Cressida Cowell delivered the final keynote at The Bookseller Children's Conference
She described reading as “formative magic” and described a university experiment analysing the effect of reading Shakespeare on people’s brains. “They attached electrodes to people’s heads to see what happened inside people’s heads and they found out something really fascinating… he uses words in such an interesting way that new neural pathways were being formed in the brain. That is magic… you’re training your child how to be clever than ever.”
However she is concerned that too few children are accessing books, calling it a “social mobility time-bomb”.
“It’s clear the magic isn’t getting to everyone. It’s impossible – and getting more impossible by the minute. And it’s my favourite kind of my problem – because anyone has read any of my books will know I love a quest.
“We need to create a giant and possible to-do list, which is why I’ve created the Cressida Cowell children’s laureate charter [the 10-point plan was revealed in July]. Books should be for everyone.”
She is particularly concerned about how libraries are faring in the face of cuts. "It's a problem - how do we get across that there are people who still need libraries?"
In her role as children’s laureate, Cowell will campaign to ensure that there are libraries in every school in the UK. “I am going to be campaigning about why school libraries should be statutory... because otherwise it will just be a very spotty situation across the country. There are so few libraries left in primary schools in this country. And again, I don't think people realise that. People say 'oh of course, every school has a library.' But that is not the case."

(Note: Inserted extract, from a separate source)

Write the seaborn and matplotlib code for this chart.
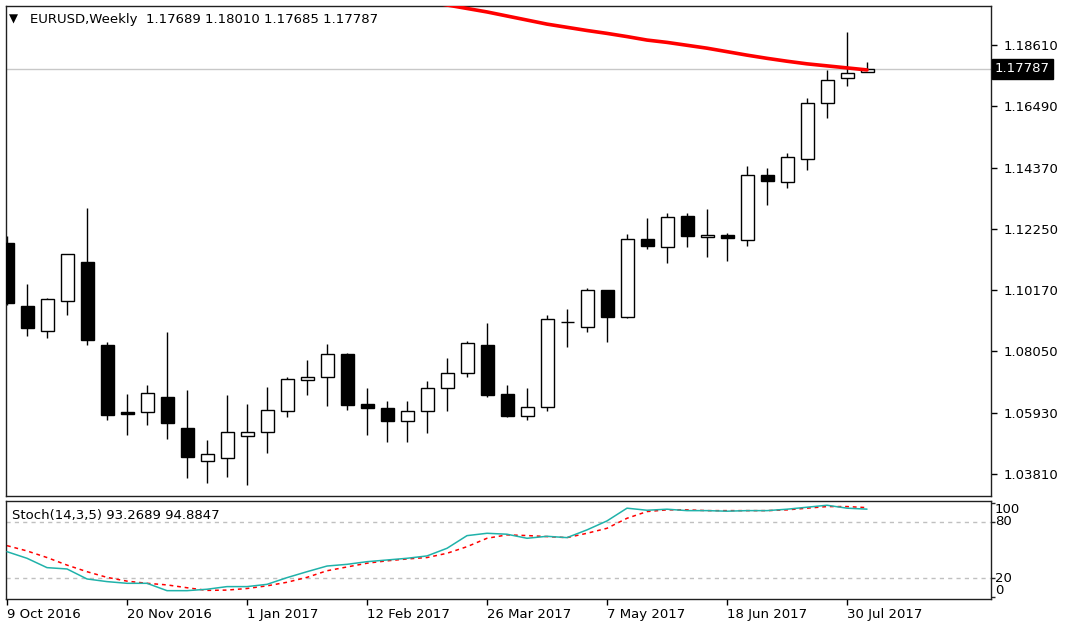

School librarians Jo Clarke and Lucas Maxwell talking at The Bookseller Children's Conference
The disappearance of libraries was discussed elsewhere in the conference including 'Innovative Librarianship in a Time of Economic Cuts' with Lucas Maxwell, Glenthorne High School librarian, who spoke with librarian and book blogger Jo Clarke, of Whitchurch Church of England Primary School. They drew attention to the fact that prisons have a legal requirement to have a library, but schools do not. Clarke revealed that her reviewing enables her to ensure the school library is stocked.
Meanwhile, organisers of the publishing MA at the University of Central Lancashire revealed that they will hold a third Northern YA Literary Festival next year after winning Arts Council funding. Debbie Jane Williams, Waterstones book buyer-turned head of publishing at UCLan, revealed that previously some had questioned a need for a YA festival in Preston - and she urged publishers in the audience to take regional diversity to take seriously. “They said, ‘there is no point because the YA community is all in London’… they have been much more successful than we expected them to be,” she told the conference in the ‘Training the Next Generation of Publishers: What the Industry Needs to Know’ session. “The funding from the Arts Council has just been confirmed a few days ago and we are delighted.” The course will also be launching an audio module in January, believed to be the first of its kind in the country.
Earlier in the day head of books for W H Smith Pete Selby urged the industry to make the high street more inclusive for young readers, saying that diversity is going to become a "significant" part of WHS' strategy.